This past weekend my girlfriends and I got together in Gladwin for a girls weekend. We couldn’t have asked for better fall weather. My friend’s mom has a cabin on 20 acres that she let us use. Nothing but beautiful golden trees in sight. The colors were popping, the sun was shining and the temps in the upper 50s/low 60s the whole weekend. It was so nice on Sunday that I put the top down for the drive home (though I did have the heat on too!).
There were 10 of us in this group of friends, but we lost Becky in July (during our last girls weekend). Half of us have been friends since middle school/high school and the other half we picked up along the way and adopted into our group. We get together throughout the year as we can for movies, vacations, dinner. Some of us live closer than others, some work full time and so it just depends on who is available. We all know we are welcome though.
Last weekend 5 out of the 9 of us were able to go. On Friday we met up at a cider mill that had a hard apple cider tasting room. A new experience for all of us. Then we headed to the cabin, had a nice dinner and relaxed that evening. There was reading, crocheting and we even watched a movie. Something we NEVER do on a girls weekend. We stayed up late into the night talking about Becky and more serious things. Saturday we went to Dow Gardens & Whiting Forest and it was gorgeous. (I’ll make a separate post about that place soon.) We went to dinner, sat around a bonfire for awhile and had another quiet evening at the cabin, again staying up late to talk.
It was a big change from our usual weekends where we stay up late giggling, drinking and taking silly pictures. We typically do or say things that we tease each other about for the next year! Things we aren’t allowed to talk about with anyone else. Last weekend was much quieter. It wasn’t something we talked about or planned, no one said ” I don’t feel like playing a game” or ” I don’t want to get drunk and silly”. It’s like we all felt the same way inside and didn’t even have to express it to each other. I think we all just needed a weekend with each other to help heal us, not a wild and crazy kinda one.
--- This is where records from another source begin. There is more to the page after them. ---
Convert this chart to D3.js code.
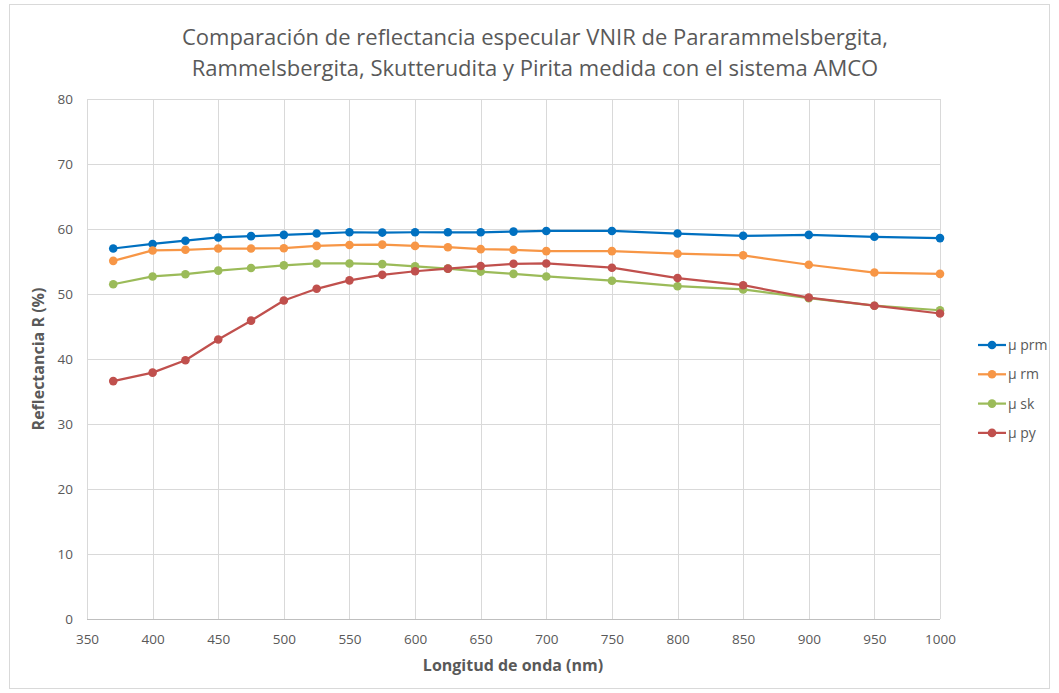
<!DOCTYPE html>
<html><head><meta charset="utf-8">
<script src="https://cdn.jsdelivr.net/npm/d3@7"></script>
<style>body{margin:0;background:#fff;} svg{display:block;}</style>
</head><body>
<svg id="c" width="1059" height="693"></svg>
<script>
const wavelengths = [370,400,425,450,475,500,525,550,575,600,625,650,675,700,750,800,850,900,950,1000];
const prm = [57.0,57.7,58.2,58.7,58.9,59.1,59.3,59.5,59.45,59.5,59.5,59.5,59.6,59.7,59.7,59.3,58.95,59.1,58.8,58.6];
const rm  = [55.1,56.7,56.8,57.0,57.0,57.05,57.4,57.55,57.6,57.4,57.2,56.9,56.8,56.6,56.6,56.2,55.95,54.5,53.3,53.1];
const sk  = [51.5,52.7,53.05,53.6,54.0,54.4,54.7,54.7,54.6,54.25,53.9,53.45,53.1,52.7,52.05,51.2,50.7,49.35,48.2,47.5];
const py  = [36.6,37.9,39.8,43.0,45.9,49.0,50.8,52.1,52.95,53.5,53.9,54.3,54.65,54.7,54.05,52.45,51.35,49.45,48.2,47.0];
const seriesNames = ["µ prm","µ rm","µ sk","µ py"];
const seriesColors = ["#0070C0","#F79646","#9BBB59","#C0504D"];
const xTicks = [350,400,450,500,550,600,650,700,750,800,850,900,950,1000];
const yTicks = [0,10,20,30,40,50,60,70,80];
const titleLines = ["Comparación de reflectancia especular VNIR de Pararammelsbergita,","Rammelsbergita, Skutterudita y Pirita medida con el sistema AMCO"];

const svg = d3.select("#c");
const font = "'Open Sans', 'Noto Sans', sans-serif";
svg.append("rect").attr("x",9.5).attr("y",4.5).attr("width",1040).attr("height",684)
  .attr("fill","#fff").attr("stroke","#d9d9d9");

const x = d3.scaleLinear().domain([350,1000]).range([87,940]);
const y = d3.scaleLinear().domain([0,80]).range([619,99]);

// grid
svg.append("g").selectAll("line").data(yTicks).join("line")
  .attr("x1",x(350)).attr("x2",x(1000)).attr("y1",d=>y(d)+0.5).attr("y2",d=>y(d)+0.5)
  .attr("stroke",d=>d===0?"#bfbfbf":"#d9d9d9").attr("stroke-width",1);
svg.append("g").selectAll("line").data(xTicks).join("line")
  .attr("x1",d=>Math.round(x(d))+0.5).attr("x2",d=>Math.round(x(d))+0.5).attr("y1",y(80)).attr("y2",y(0))
  .attr("stroke","#d9d9d9").attr("stroke-width",1);

// axes labels via d3 axes
const xAxis = svg.append("g").attr("transform",`translate(0,${y(0)})`)
  .call(d3.axisBottom(x).tickValues(xTicks).tickSize(0).tickPadding(15).tickFormat(d3.format("d")));
const yAxis = svg.append("g").attr("transform",`translate(${x(350)},0)`)
  .call(d3.axisLeft(y).tickValues(yTicks).tickSize(0).tickPadding(14).tickFormat(d3.format("d")));
[xAxis,yAxis].forEach(a=>{
  a.select(".domain").remove();
  a.selectAll("text").attr("fill","#595959").style("font-family",font).style("font-size","13.5px");
});

// title
svg.append("g").selectAll("text").data(titleLines).join("text")
  .attr("x",535).attr("y",(d,i)=>45+i*31).attr("text-anchor","middle")
  .attr("fill","#595959").style("font-family",font).style("font-size","22px").text(d=>d);

svg.append("text").attr("x",513).attr("y",671).attr("text-anchor","middle")
  .attr("fill","#595959").style("font-family",font).style("font-size","16px").style("font-weight","bold")
  .text("Longitud de onda (nm)");
svg.append("text").attr("transform","translate(44,359) rotate(-90)").attr("text-anchor","middle")
  .attr("fill","#595959").style("font-family",font).style("font-size","16px").style("font-weight","bold")
  .text("Reflectancia R (%)");

const allSeries = [prm,rm,sk,py];
const line = d3.line().x((d,i)=>x(wavelengths[i])).y(d=>y(d));
allSeries.forEach((s,k)=>{
  const g = svg.append("g");
  g.append("path").datum(s).attr("d",line).attr("fill","none")
    .attr("stroke",seriesColors[k]).attr("stroke-width",2.25).attr("stroke-linejoin","round");
  g.selectAll("circle").data(s).join("circle")
    .attr("cx",(d,i)=>x(wavelengths[i])).attr("cy",d=>y(d)).attr("r",4.3)
    .attr("fill",seriesColors[k]);
});

// legend
const lg = svg.append("g");
seriesNames.forEach((n,k)=>{
  const yy = 345 + k*29.3;
  lg.append("line").attr("x1",978).attr("x2",1006).attr("y1",yy).attr("y2",yy)
    .attr("stroke",seriesColors[k]).attr("stroke-width",2.25);
  lg.append("circle").attr("cx",992).attr("cy",yy).attr("r",4.3).attr("fill",seriesColors[k]);
  lg.append("text").attr("x",1008).attr("y",yy+5).attr("fill","#595959")
    .style("font-family",font).style("font-size","14px").text(n);
});
</script>
</body></html>
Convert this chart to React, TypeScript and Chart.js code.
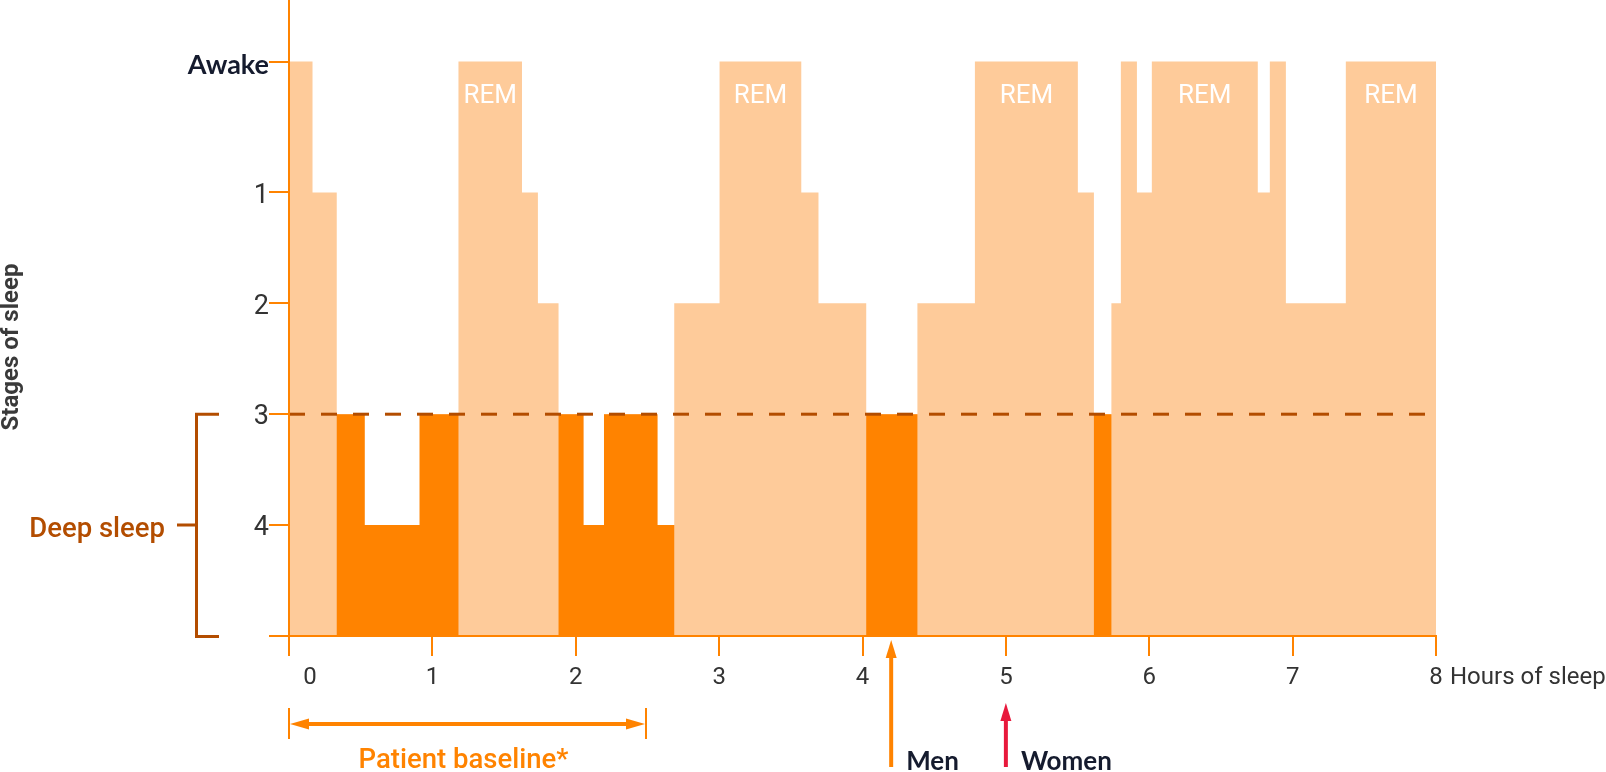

I know we will get back to our more typical weekends. We will be silly again and talk about Becky and laugh at her antics instead of tear up. We will smile at her memory and make new memories of our own. The cloud will lift naturally, it will just take time. I came home last weekend feeling relaxed and grateful for my friendships. Maybe it wasn’t what I had expected but I think it was exactly what I needed.